● Short task:
Print, word for word, the opening line of the data below and every line after it through the line that contains "from matplotlib.ticker import FuncFormatter", but not the pictures.

● Material provided:
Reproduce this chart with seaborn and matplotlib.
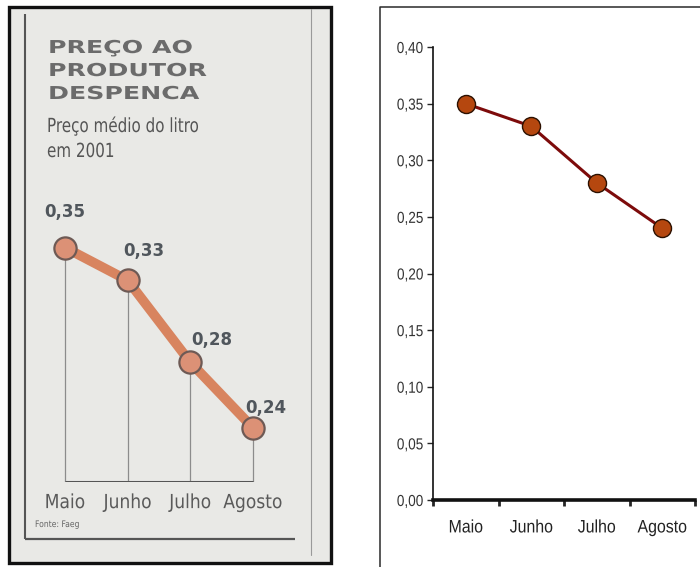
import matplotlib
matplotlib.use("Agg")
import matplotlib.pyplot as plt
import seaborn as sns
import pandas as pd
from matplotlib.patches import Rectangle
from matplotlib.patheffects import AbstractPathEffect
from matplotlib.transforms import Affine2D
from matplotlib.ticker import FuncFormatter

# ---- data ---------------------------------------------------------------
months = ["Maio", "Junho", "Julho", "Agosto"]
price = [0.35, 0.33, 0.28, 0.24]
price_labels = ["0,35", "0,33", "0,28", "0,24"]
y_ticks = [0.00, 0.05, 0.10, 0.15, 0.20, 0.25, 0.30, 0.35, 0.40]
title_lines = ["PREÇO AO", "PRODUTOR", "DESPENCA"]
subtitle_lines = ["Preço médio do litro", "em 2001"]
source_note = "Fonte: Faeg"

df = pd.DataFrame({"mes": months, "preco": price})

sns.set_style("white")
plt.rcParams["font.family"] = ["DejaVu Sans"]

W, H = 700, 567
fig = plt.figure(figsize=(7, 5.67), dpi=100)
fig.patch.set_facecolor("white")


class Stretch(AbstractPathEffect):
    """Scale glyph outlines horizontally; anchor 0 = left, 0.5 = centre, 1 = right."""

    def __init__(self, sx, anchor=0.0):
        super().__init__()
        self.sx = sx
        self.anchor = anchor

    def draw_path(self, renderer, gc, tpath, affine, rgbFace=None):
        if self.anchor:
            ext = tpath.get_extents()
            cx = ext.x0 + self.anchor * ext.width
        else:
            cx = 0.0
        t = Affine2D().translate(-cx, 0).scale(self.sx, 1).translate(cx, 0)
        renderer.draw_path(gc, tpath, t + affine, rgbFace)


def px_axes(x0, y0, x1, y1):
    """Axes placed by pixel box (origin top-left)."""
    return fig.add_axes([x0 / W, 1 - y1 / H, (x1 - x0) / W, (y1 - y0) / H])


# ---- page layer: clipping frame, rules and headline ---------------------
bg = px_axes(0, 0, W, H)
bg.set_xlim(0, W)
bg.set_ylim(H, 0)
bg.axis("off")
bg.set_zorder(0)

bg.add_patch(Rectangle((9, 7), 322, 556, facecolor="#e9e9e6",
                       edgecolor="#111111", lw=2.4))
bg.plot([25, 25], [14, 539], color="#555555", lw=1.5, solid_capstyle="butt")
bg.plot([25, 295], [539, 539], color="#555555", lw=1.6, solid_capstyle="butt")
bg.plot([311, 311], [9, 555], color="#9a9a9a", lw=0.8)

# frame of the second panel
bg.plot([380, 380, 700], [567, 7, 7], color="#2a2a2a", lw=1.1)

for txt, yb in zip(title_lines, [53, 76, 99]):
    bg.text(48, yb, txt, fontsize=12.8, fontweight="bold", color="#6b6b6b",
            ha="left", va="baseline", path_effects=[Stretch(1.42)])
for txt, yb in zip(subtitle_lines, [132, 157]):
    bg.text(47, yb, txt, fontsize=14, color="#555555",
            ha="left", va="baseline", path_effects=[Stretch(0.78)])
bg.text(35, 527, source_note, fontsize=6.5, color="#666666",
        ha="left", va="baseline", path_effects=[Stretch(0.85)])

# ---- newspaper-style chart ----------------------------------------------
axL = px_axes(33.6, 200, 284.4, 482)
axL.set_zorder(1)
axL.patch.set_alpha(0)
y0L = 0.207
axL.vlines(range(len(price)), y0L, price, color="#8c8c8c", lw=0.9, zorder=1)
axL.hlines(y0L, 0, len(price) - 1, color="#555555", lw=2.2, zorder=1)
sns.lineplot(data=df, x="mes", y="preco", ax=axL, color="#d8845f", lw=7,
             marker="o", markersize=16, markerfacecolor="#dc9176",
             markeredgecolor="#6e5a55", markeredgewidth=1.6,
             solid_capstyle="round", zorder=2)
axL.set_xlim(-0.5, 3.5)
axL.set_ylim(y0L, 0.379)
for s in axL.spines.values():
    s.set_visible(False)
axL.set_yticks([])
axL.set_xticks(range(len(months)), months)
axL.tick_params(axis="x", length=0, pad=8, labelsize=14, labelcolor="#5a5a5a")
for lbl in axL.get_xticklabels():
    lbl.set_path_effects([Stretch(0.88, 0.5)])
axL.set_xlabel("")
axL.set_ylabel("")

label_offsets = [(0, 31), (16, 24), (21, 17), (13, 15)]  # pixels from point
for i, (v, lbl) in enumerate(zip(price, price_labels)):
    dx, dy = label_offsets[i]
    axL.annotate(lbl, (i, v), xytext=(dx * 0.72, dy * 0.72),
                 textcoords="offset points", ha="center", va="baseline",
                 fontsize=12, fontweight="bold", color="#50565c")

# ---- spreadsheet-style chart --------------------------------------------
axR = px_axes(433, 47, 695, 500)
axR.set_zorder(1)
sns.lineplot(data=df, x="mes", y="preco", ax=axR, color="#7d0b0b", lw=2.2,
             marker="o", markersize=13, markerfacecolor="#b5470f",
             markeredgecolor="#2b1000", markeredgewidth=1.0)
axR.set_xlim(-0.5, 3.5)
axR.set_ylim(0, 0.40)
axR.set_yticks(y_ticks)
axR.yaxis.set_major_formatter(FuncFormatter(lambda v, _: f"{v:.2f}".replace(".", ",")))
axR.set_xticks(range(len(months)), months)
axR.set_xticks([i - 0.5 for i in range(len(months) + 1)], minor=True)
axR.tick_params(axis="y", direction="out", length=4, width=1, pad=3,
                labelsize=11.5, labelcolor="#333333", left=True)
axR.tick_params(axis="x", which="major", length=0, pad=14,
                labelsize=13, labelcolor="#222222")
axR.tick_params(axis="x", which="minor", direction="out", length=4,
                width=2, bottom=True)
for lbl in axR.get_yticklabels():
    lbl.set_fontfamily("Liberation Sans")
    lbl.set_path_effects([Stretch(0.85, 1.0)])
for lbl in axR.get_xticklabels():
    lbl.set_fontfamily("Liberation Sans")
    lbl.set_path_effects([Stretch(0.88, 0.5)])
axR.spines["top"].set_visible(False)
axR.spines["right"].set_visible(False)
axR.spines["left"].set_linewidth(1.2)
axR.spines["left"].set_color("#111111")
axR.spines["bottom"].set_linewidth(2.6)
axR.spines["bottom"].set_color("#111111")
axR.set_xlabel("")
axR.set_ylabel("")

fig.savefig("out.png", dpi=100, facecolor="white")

● Result of the task:
Reproduce this chart with seaborn and matplotlib.
import matplotlib
matplotlib.use("Agg")
import matplotlib.pyplot as plt
import seaborn as sns
import pandas as pd
from matplotlib.patches import Rectangle
from matplotlib.patheffects import AbstractPathEffect
from matplotlib.transforms import Affine2D
from matplotlib.ticker import FuncFormatter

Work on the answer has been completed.